Throughout all of Advent and Christmas one theme remains constant: Peace. Not peace in some ethereal sense, but God’s peace being born within each of us individually and between all people regardless of the differences that divide us. That “Lion and the Lamb and the Leopard” isn’t folklore. It’s God’s promise to us.

As we begin the celebration of Advent this year, an old story takes on new meaning. The promises of ancient advent suddenly have contemporary urgency. So we look to this story for a word of hope and peace as our world seems to be sinking into war and violence.

Blessings to you this Advent, as we look forward to how and where Christ is coming into our lives and world. Who knows what may be born within us this Advent?



~ This Sunday’s Scripture ~

Isaiah 11: 1-11

“Isaiah prophesies of the coming new realm of God wherein the lion, lamb and leopard all coexist peacefully.”

Then a shoot will sprout from the stump of Jesse [the family tree of Jesse]; from Jesse’s root, a branch will blossom: +

The Spirit of God will rest on you –

            The spirit of Wisdom and understanding,

            The spirit of counsel and strength,

            The spirit of knowledge and reverence for God.

You will delight in obeying God, and you won’t judge by appearances, or make decisions by hearsay.   You will treat poor people with fairness and will uphold the rights of the land’s downtrodden.

With a single word you will strike down tyrants; with your decrees you will execute evil people. Justice will be the belt around your waist – faithfulness will gird you up.

Then the wolf will dwell with the lamb,

and the leopard will lie down with the young goat;

and the calf and the lion cub will graze together,

and a little child will lead them.

The cow will feed with the bear;

Their young will lie down together.

The lion will eat hay like the ox.

The baby will play next to the den of the cobra,

and the toddler will dance over the poisonous snake’s nest.

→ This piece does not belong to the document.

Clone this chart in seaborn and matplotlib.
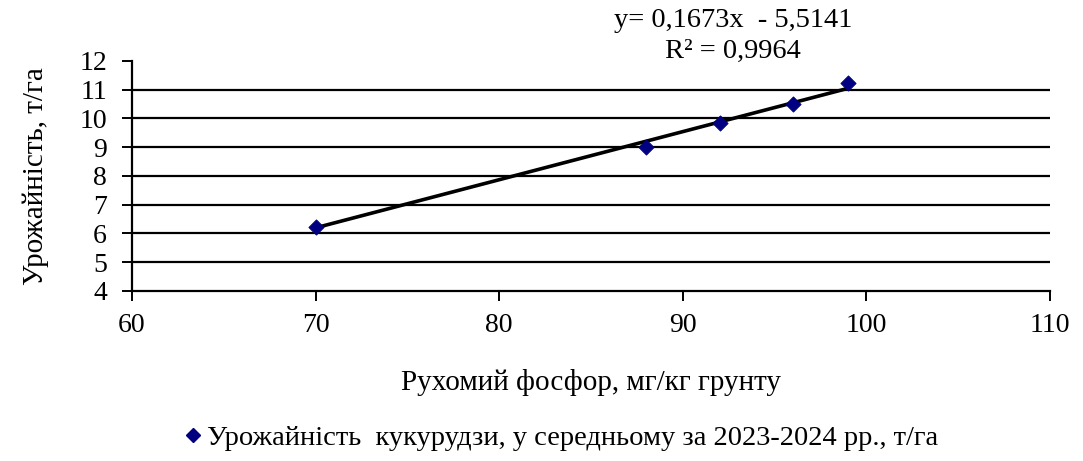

There will be no harm, no destruction anywhere in my holy mountain*

For as water fills the sea,

so the land will be filled with the knowledge of God.

On that day, the root of Jesse will serve as a symbol to the peoples of the world – nations will flock to you, and your home will be a place of honor.

+Jesse is the family lineage of King David, suggesting that a new “David,” not simply another failed descendant of David, will come into power.

*Mount Zion, as the seat of power, is emblematic of the entire country.

 Mark 13: 32-37

But as for the day or hour (of the second coming of Christ), nobody knows it – not even the angels in heaven, nor the child of God, but only God. Take heed, watch; for you do not know when the time will come. It is like someone going on a journey, who, upon leaving home, puts the servants in charge, each with a particular task, and commands the doorkeeper to be on the watch. Watch therefore – for you do not know when the sovereign will come, in the evening or at midnight, or at dawn, or in the morning – lest the sovereign come suddenly and find you asleep. And what I say to you I say to all: Watch!